▶ **Data for the task**
::::::

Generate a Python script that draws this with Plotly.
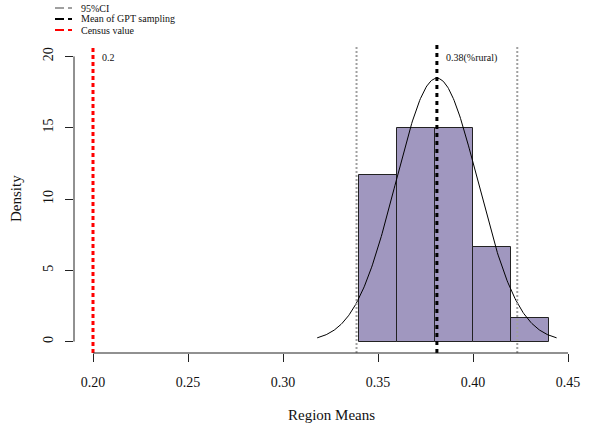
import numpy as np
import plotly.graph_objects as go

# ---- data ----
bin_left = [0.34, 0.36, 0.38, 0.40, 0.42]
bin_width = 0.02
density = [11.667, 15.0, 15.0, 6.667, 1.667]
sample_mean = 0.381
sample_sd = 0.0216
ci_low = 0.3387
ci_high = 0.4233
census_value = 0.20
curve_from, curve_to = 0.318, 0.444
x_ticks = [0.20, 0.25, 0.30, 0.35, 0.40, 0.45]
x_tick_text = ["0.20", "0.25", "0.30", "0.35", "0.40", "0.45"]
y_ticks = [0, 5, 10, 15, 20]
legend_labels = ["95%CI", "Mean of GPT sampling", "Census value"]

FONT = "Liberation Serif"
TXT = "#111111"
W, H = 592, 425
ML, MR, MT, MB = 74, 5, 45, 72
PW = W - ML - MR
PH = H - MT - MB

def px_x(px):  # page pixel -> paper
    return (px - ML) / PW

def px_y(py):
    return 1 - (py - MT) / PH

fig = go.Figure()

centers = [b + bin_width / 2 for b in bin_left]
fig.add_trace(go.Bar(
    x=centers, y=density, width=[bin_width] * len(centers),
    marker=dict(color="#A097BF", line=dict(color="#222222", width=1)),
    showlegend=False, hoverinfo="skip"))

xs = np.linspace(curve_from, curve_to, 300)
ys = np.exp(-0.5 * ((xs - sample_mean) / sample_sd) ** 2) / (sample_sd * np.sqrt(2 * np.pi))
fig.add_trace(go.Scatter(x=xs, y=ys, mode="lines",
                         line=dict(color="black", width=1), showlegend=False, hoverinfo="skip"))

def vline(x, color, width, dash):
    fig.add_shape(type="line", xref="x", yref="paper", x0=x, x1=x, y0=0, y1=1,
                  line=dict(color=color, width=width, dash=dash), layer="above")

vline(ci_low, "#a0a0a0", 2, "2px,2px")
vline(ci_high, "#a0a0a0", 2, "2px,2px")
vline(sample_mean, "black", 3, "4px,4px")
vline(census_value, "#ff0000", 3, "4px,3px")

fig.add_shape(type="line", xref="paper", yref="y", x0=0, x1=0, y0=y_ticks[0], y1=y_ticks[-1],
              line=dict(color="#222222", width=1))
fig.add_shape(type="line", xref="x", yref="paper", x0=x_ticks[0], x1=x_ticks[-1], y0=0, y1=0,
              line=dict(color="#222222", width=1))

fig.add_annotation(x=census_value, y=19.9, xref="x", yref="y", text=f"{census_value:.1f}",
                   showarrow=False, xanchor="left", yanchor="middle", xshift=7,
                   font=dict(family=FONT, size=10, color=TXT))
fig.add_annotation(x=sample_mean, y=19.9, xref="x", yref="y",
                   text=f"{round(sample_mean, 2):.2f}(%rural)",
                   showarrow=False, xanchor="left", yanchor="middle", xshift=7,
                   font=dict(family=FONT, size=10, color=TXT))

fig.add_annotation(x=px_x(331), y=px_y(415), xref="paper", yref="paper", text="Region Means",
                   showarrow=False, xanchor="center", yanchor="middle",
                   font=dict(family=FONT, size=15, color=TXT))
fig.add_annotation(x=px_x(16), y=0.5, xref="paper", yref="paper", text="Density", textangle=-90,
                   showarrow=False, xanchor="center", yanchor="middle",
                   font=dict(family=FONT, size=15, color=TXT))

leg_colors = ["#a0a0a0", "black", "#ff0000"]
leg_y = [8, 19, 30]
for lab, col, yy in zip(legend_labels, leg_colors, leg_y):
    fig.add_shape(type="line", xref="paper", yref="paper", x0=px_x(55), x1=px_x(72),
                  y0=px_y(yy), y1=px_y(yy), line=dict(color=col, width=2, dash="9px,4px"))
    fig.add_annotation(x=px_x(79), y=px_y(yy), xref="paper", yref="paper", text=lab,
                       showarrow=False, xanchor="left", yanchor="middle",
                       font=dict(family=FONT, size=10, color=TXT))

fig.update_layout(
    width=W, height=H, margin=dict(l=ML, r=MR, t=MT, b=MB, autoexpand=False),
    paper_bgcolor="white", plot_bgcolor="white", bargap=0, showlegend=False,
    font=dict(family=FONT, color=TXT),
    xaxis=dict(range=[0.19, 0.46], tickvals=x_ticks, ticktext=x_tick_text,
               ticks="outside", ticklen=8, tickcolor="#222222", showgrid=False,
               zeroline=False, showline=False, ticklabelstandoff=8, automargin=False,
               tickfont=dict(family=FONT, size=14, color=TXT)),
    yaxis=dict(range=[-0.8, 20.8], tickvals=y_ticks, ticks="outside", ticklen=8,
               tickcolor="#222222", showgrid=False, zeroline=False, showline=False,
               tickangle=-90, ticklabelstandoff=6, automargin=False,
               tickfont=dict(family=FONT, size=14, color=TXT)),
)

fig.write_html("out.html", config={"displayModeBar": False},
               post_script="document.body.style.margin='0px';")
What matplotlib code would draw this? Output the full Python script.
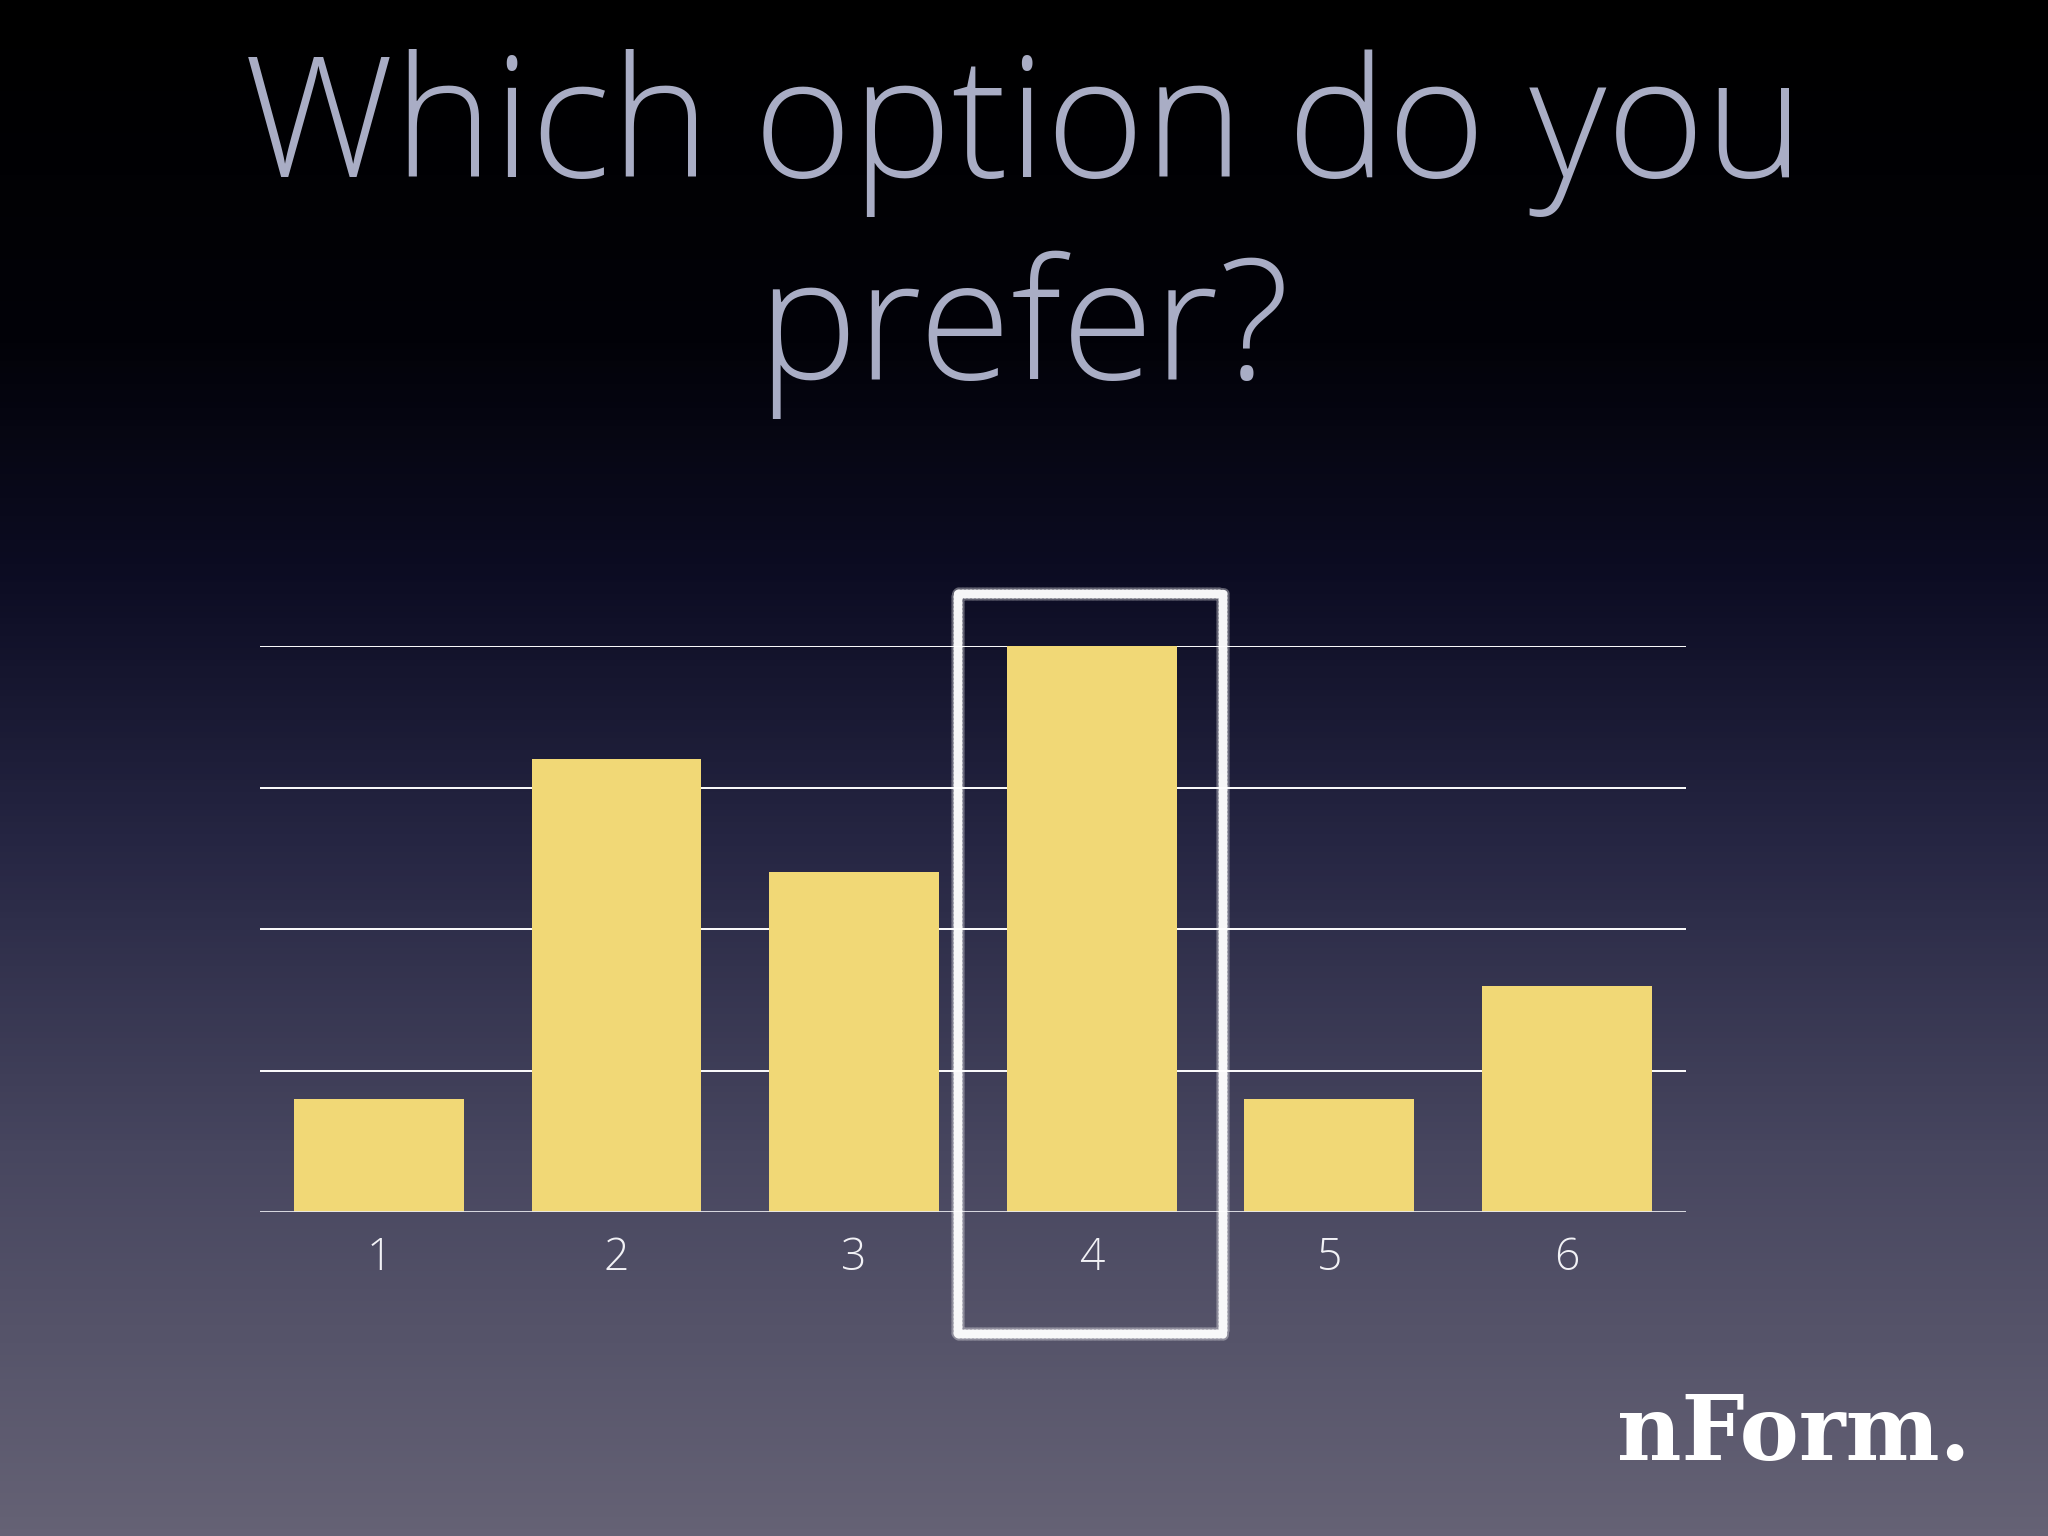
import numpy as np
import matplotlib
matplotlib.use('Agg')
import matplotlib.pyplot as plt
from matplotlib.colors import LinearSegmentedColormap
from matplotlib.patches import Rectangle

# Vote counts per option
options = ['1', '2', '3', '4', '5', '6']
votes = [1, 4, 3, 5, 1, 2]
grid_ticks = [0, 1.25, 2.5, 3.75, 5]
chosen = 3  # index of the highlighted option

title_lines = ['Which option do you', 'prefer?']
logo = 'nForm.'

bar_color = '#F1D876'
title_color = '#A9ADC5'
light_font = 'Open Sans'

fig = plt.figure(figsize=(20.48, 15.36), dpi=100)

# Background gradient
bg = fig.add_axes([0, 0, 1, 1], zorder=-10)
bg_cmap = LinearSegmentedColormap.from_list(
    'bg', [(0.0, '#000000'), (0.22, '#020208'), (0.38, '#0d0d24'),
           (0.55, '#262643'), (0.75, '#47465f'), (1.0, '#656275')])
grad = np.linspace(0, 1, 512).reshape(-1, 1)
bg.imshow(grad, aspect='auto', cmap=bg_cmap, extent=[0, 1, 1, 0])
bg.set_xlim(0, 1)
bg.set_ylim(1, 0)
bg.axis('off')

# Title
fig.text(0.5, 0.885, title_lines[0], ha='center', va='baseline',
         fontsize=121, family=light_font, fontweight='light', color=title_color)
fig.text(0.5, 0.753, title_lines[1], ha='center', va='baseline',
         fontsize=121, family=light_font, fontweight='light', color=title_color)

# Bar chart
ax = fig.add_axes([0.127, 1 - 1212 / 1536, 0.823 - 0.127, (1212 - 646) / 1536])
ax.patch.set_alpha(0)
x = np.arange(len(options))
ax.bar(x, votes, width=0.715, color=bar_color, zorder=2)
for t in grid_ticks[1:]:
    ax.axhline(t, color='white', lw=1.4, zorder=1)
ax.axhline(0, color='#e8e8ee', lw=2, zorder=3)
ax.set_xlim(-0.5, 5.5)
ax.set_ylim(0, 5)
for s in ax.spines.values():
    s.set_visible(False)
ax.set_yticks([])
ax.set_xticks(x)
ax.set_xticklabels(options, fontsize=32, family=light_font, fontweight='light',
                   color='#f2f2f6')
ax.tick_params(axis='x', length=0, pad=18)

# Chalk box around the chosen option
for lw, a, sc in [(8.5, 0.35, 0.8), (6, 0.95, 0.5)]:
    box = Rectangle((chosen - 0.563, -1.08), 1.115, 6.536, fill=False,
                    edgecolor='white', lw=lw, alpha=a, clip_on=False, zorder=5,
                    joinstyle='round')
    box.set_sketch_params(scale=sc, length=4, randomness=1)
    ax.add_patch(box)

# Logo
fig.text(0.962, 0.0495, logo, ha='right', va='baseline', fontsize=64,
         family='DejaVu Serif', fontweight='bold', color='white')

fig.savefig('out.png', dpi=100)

::::::

▶ **Aim of the task**
Leave the pictures out and output the rest of the listing exactly.

▶ **Answer**
Generate a Python script that draws this with Plotly.
import numpy as np
import plotly.graph_objects as go

# ---- data ----
bin_left = [0.34, 0.36, 0.38, 0.40, 0.42]
bin_width = 0.02
density = [11.667, 15.0, 15.0, 6.667, 1.667]
sample_mean = 0.381
sample_sd = 0.0216
ci_low = 0.3387
ci_high = 0.4233
census_value = 0.20
curve_from, curve_to = 0.318, 0.444
x_ticks = [0.20, 0.25, 0.30, 0.35, 0.40, 0.45]
x_tick_text = ["0.20", "0.25", "0.30", "0.35", "0.40", "0.45"]
y_ticks = [0, 5, 10, 15, 20]
legend_labels = ["95%CI", "Mean of GPT sampling", "Census value"]

FONT = "Liberation Serif"
TXT = "#111111"
W, H = 592, 425
ML, MR, MT, MB = 74, 5, 45, 72
PW = W - ML - MR
PH = H - MT - MB

def px_x(px):  # page pixel -> paper
    return (px - ML) / PW

def px_y(py):
    return 1 - (py - MT) / PH

fig = go.Figure()

centers = [b + bin_width / 2 for b in bin_left]
fig.add_trace(go.Bar(
    x=centers, y=density, width=[bin_width] * len(centers),
    marker=dict(color="#A097BF", line=dict(color="#222222", width=1)),
    showlegend=False, hoverinfo="skip"))

xs = np.linspace(curve_from, curve_to, 300)
ys = np.exp(-0.5 * ((xs - sample_mean) / sample_sd) ** 2) / (sample_sd * np.sqrt(2 * np.pi))
fig.add_trace(go.Scatter(x=xs, y=ys, mode="lines",
                         line=dict(color="black", width=1), showlegend=False, hoverinfo="skip"))

def vline(x, color, width, dash):
    fig.add_shape(type="line", xref="x", yref="paper", x0=x, x1=x, y0=0, y1=1,
                  line=dict(color=color, width=width, dash=dash), layer="above")

vline(ci_low, "#a0a0a0", 2, "2px,2px")
vline(ci_high, "#a0a0a0", 2, "2px,2px")
vline(sample_mean, "black", 3, "4px,4px")
vline(census_value, "#ff0000", 3, "4px,3px")

fig.add_shape(type="line", xref="paper", yref="y", x0=0, x1=0, y0=y_ticks[0], y1=y_ticks[-1],
              line=dict(color="#222222", width=1))
fig.add_shape(type="line", xref="x", yref="paper", x0=x_ticks[0], x1=x_ticks[-1], y0=0, y1=0,
              line=dict(color="#222222", width=1))

fig.add_annotation(x=census_value, y=19.9, xref="x", yref="y", text=f"{census_value:.1f}",
                   showarrow=False, xanchor="left", yanchor="middle", xshift=7,
                   font=dict(family=FONT, size=10, color=TXT))
fig.add_annotation(x=sample_mean, y=19.9, xref="x", yref="y",
                   text=f"{round(sample_mean, 2):.2f}(%rural)",
                   showarrow=False, xanchor="left", yanchor="middle", xshift=7,
                   font=dict(family=FONT, size=10, color=TXT))

fig.add_annotation(x=px_x(331), y=px_y(415), xref="paper", yref="paper", text="Region Means",
                   showarrow=False, xanchor="center", yanchor="middle",
                   font=dict(family=FONT, size=15, color=TXT))
fig.add_annotation(x=px_x(16), y=0.5, xref="paper", yref="paper", text="Density", textangle=-90,
                   showarrow=False, xanchor="center", yanchor="middle",
                   font=dict(family=FONT, size=15, color=TXT))

leg_colors = ["#a0a0a0", "black", "#ff0000"]
leg_y = [8, 19, 30]
for lab, col, yy in zip(legend_labels, leg_colors, leg_y):
    fig.add_shape(type="line", xref="paper", yref="paper", x0=px_x(55), x1=px_x(72),
                  y0=px_y(yy), y1=px_y(yy), line=dict(color=col, width=2, dash="9px,4px"))
    fig.add_annotation(x=px_x(79), y=px_y(yy), xref="paper", yref="paper", text=lab,
                       showarrow=False, xanchor="left", yanchor="middle",
                       font=dict(family=FONT, size=10, color=TXT))

fig.update_layout(
    width=W, height=H, margin=dict(l=ML, r=MR, t=MT, b=MB, autoexpand=False),
    paper_bgcolor="white", plot_bgcolor="white", bargap=0, showlegend=False,
    font=dict(family=FONT, color=TXT),
    xaxis=dict(range=[0.19, 0.46], tickvals=x_ticks, ticktext=x_tick_text,
               ticks="outside", ticklen=8, tickcolor="#222222", showgrid=False,
               zeroline=False, showline=False, ticklabelstandoff=8, automargin=False,
               tickfont=dict(family=FONT, size=14, color=TXT)),
    yaxis=dict(range=[-0.8, 20.8], tickvals=y_ticks, ticks="outside", ticklen=8,
               tickcolor="#222222", showgrid=False, zeroline=False, showline=False,
               tickangle=-90, ticklabelstandoff=6, automargin=False,
               tickfont=dict(family=FONT, size=14, color=TXT)),
)

fig.write_html("out.html", config={"displayModeBar": False},
               post_script="document.body.style.margin='0px';")
What matplotlib code would draw this? Output the full Python script.
import numpy as np
import matplotlib
matplotlib.use('Agg')
import matplotlib.pyplot as plt
from matplotlib.colors import LinearSegmentedColormap
from matplotlib.patches import Rectangle

# Vote counts per option
options = ['1', '2', '3', '4', '5', '6']
votes = [1, 4, 3, 5, 1, 2]
grid_ticks = [0, 1.25, 2.5, 3.75, 5]
chosen = 3  # index of the highlighted option

title_lines = ['Which option do you', 'prefer?']
logo = 'nForm.'

bar_color = '#F1D876'
title_color = '#A9ADC5'
light_font = 'Open Sans'

fig = plt.figure(figsize=(20.48, 15.36), dpi=100)

# Background gradient
bg = fig.add_axes([0, 0, 1, 1], zorder=-10)
bg_cmap = LinearSegmentedColormap.from_list(
    'bg', [(0.0, '#000000'), (0.22, '#020208'), (0.38, '#0d0d24'),
           (0.55, '#262643'), (0.75, '#47465f'), (1.0, '#656275')])
grad = np.linspace(0, 1, 512).reshape(-1, 1)
bg.imshow(grad, aspect='auto', cmap=bg_cmap, extent=[0, 1, 1, 0])
bg.set_xlim(0, 1)
bg.set_ylim(1, 0)
bg.axis('off')

# Title
fig.text(0.5, 0.885, title_lines[0], ha='center', va='baseline',
         fontsize=121, family=light_font, fontweight='light', color=title_color)
fig.text(0.5, 0.753, title_lines[1], ha='center', va='baseline',
         fontsize=121, family=light_font, fontweight='light', color=title_color)

# Bar chart
ax = fig.add_axes([0.127, 1 - 1212 / 1536, 0.823 - 0.127, (1212 - 646) / 1536])
ax.patch.set_alpha(0)
x = np.arange(len(options))
ax.bar(x, votes, width=0.715, color=bar_color, zorder=2)
for t in grid_ticks[1:]:
    ax.axhline(t, color='white', lw=1.4, zorder=1)
ax.axhline(0, color='#e8e8ee', lw=2, zorder=3)
ax.set_xlim(-0.5, 5.5)
ax.set_ylim(0, 5)
for s in ax.spines.values():
    s.set_visible(False)
ax.set_yticks([])
ax.set_xticks(x)
ax.set_xticklabels(options, fontsize=32, family=light_font, fontweight='light',
                   color='#f2f2f6')
ax.tick_params(axis='x', length=0, pad=18)

# Chalk box around the chosen option
for lw, a, sc in [(8.5, 0.35, 0.8), (6, 0.95, 0.5)]:
    box = Rectangle((chosen - 0.563, -1.08), 1.115, 6.536, fill=False,
                    edgecolor='white', lw=lw, alpha=a, clip_on=False, zorder=5,
                    joinstyle='round')
    box.set_sketch_params(scale=sc, length=4, randomness=1)
    ax.add_patch(box)

# Logo
fig.text(0.962, 0.0495, logo, ha='right', va='baseline', fontsize=64,
         family='DejaVu Serif', fontweight='bold', color='white')

fig.savefig('out.png', dpi=100)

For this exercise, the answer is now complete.